Just to try and get it through once again.
The way Windows/Linus/OSX work at the programming level for the printing of bitmaps is that the programmer must supply a bitmap
at the resolution of the printer and with each pixel
of the correct colour depth for the printer.
That is a simple fact.
If you don't believe me, find some other software engineer who is familiar with GUI's and ask them.
Once you have ascertained the veracity of that fact, try and explain how the printer or its driver can possibly do any intra-pixel dithering/interpolation
when by the very nature of the architecture there is nothing for it to dither/interpolate.
I can still only see that the driver would make the final choice,
I've very clealy explained why it can't.
More than once.
or the print spooler itself (though it shouldn't).
The print spooler?
THE PRINT SPOOLER?
The print spooler is responsible for storing the print data on the disk until the printer is ready for it.
Why on EARTH would the print spooler have the vaguest interest in dithering?
Photoshop should be printer independent.
Well, in a sense it is printer independant in as much as it doesn't care or need to know the make or model of the printer nor anything about how it does it's job or the command sequences needed to operate it.
It is not printer independant (nor should it be) when it comes to knowing the resolution at which the printer is working or the colour depth or whether it has a duplexor or whether it has a collator attached.
If it weren't and as you suggest it does know everything the driver has set, then why is it incapable of bringing up a warning message when there's a colour mismatch, instead of writing a little note under the colour area.
I don't use PS so I have no idea what you mean.
As for the optimal solution, there is one.

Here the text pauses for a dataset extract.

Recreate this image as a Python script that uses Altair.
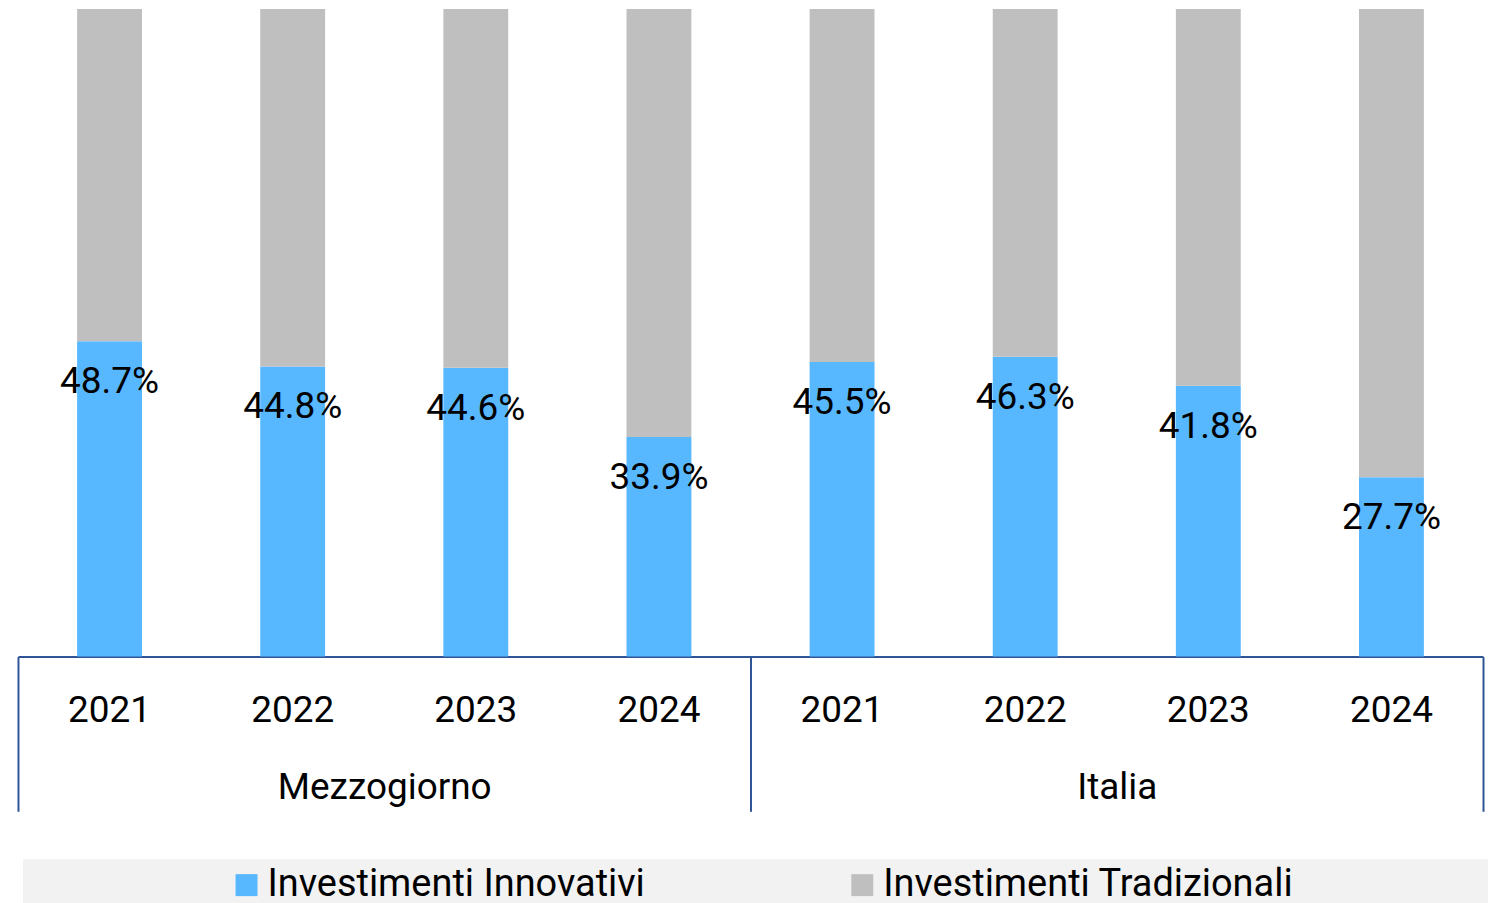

Don't do any processing on the image. For a program used mainly in the professional area it should be assumed that the DPI of an image is sorted out before the print button is hit
I'm sorry, I really don't want to be rude, but that paragraph just demonstrates that you don't have a clue.
This line "it should be assumed that the DPI of an image is sorted out before the print button is hit" is just complete and utter nonsense.
Whilst the image is in PSP/PS it is just an abstract entity with a size measured in pixels in two dimensions.
Until the program decides where it is rendering it the concept of DPI is completely meaningless.
Once you select a printer
and the program has interrogated the GUI/driver, you gain the concept of PPI at the printer which then allows you to calculate a rather artificial number namely the number of pixels that are available from the source image to cover an inch of paper (which, BTW, on most current printers is not symmetric in the x and y axis).